[Start of Raw data]

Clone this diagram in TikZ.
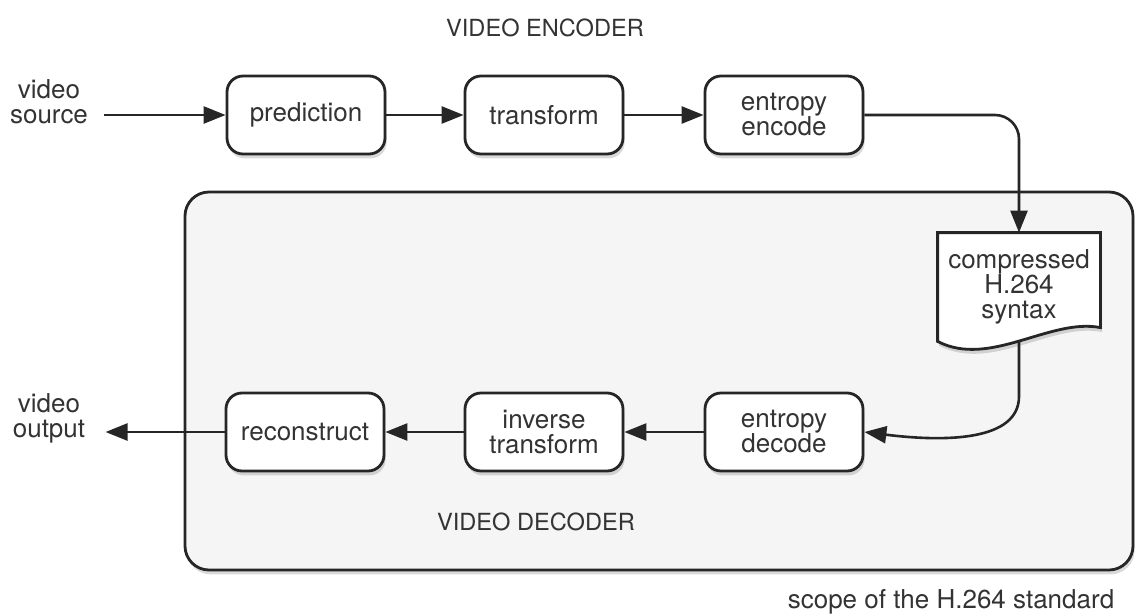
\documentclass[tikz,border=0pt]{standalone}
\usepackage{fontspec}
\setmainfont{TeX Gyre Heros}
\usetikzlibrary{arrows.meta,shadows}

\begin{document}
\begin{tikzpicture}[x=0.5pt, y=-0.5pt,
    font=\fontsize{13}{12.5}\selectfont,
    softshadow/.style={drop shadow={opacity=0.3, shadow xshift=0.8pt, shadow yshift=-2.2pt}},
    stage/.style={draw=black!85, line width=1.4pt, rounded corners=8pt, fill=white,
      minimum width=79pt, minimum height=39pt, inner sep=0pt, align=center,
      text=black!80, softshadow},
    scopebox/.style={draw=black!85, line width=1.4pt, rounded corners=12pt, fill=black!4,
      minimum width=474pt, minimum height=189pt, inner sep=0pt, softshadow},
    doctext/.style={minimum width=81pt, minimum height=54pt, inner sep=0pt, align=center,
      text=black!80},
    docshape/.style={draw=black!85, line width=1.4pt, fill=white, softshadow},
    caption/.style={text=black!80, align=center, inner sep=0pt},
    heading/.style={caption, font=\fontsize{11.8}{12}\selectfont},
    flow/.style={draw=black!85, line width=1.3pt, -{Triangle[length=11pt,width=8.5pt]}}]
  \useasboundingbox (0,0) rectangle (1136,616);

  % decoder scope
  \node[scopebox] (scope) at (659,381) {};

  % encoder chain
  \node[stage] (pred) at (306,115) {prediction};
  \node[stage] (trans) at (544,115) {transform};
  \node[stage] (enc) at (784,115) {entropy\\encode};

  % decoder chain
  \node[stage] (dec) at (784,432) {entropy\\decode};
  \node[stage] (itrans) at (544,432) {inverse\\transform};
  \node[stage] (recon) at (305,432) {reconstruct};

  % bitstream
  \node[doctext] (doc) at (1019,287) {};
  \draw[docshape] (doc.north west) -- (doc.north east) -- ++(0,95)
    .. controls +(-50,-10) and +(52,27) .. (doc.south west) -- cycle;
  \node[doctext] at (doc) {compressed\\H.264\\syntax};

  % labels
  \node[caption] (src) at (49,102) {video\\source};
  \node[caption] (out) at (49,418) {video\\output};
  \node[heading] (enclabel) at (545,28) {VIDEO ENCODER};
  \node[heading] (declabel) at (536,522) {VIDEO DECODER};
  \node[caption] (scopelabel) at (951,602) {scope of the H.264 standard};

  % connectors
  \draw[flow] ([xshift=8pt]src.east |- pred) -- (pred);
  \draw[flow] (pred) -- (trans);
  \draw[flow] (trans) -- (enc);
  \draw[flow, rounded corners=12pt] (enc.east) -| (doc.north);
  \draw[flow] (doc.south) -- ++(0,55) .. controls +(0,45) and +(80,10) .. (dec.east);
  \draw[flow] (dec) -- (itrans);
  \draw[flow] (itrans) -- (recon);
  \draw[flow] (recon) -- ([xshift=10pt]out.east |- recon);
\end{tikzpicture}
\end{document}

[End of Raw data]
[Start of Raw data]

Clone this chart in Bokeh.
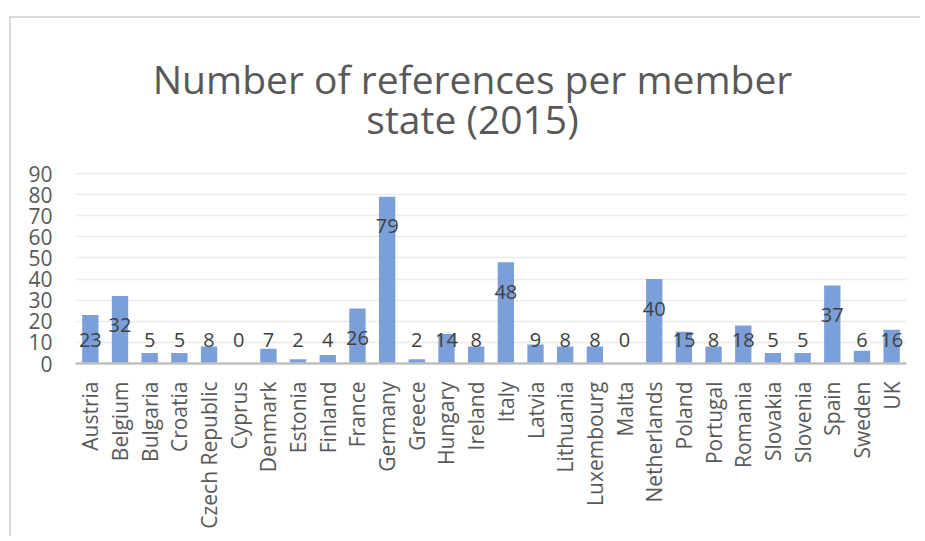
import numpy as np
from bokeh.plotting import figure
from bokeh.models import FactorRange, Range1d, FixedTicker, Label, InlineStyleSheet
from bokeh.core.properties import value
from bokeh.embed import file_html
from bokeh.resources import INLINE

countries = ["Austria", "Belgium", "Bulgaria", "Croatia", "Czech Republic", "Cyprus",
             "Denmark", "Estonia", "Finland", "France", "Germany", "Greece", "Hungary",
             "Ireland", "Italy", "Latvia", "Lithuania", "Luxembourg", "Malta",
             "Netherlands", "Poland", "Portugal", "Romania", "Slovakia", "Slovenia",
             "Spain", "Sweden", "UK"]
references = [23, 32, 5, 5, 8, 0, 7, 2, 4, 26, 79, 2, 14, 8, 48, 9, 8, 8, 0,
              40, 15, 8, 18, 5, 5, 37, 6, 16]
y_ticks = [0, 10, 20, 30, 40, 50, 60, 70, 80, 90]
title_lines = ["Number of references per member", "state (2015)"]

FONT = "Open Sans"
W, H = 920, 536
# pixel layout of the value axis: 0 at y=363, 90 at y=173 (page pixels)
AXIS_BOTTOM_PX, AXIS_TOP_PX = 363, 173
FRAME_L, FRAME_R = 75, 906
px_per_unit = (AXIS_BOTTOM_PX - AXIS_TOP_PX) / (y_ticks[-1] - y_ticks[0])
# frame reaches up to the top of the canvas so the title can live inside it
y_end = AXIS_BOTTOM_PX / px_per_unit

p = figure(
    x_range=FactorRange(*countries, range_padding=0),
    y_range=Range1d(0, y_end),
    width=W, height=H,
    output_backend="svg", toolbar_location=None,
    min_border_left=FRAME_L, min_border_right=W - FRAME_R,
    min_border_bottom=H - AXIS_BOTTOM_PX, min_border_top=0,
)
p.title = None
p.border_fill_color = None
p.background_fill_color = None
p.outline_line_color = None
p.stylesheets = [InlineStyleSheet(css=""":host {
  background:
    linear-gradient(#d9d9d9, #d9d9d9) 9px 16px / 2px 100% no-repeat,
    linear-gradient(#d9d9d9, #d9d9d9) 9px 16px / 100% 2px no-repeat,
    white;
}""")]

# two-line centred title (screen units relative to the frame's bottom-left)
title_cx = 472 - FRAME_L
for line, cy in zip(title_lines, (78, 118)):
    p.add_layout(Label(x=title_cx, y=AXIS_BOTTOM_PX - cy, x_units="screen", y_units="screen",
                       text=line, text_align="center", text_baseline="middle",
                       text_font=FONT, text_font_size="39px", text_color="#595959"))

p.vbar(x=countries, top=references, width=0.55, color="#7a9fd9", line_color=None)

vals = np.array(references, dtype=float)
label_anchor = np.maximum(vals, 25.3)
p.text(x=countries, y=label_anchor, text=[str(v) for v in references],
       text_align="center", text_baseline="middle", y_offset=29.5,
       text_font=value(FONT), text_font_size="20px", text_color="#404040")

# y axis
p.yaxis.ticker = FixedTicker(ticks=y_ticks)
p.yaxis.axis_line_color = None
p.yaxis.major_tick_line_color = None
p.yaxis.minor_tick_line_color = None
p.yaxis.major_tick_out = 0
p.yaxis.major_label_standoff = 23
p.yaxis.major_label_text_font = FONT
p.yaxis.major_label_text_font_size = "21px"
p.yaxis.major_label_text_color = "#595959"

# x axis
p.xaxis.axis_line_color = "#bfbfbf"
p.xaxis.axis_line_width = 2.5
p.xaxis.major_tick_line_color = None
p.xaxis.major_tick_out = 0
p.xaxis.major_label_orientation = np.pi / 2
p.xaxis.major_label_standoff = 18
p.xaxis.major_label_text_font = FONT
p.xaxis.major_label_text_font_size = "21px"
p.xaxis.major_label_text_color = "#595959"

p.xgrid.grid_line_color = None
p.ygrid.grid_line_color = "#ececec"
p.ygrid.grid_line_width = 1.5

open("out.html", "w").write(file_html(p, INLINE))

[End of Raw data]

Report back each line of the entries that holds the string "Clone".

Finished task –
Clone this diagram in TikZ.
Clone this chart in Bokeh.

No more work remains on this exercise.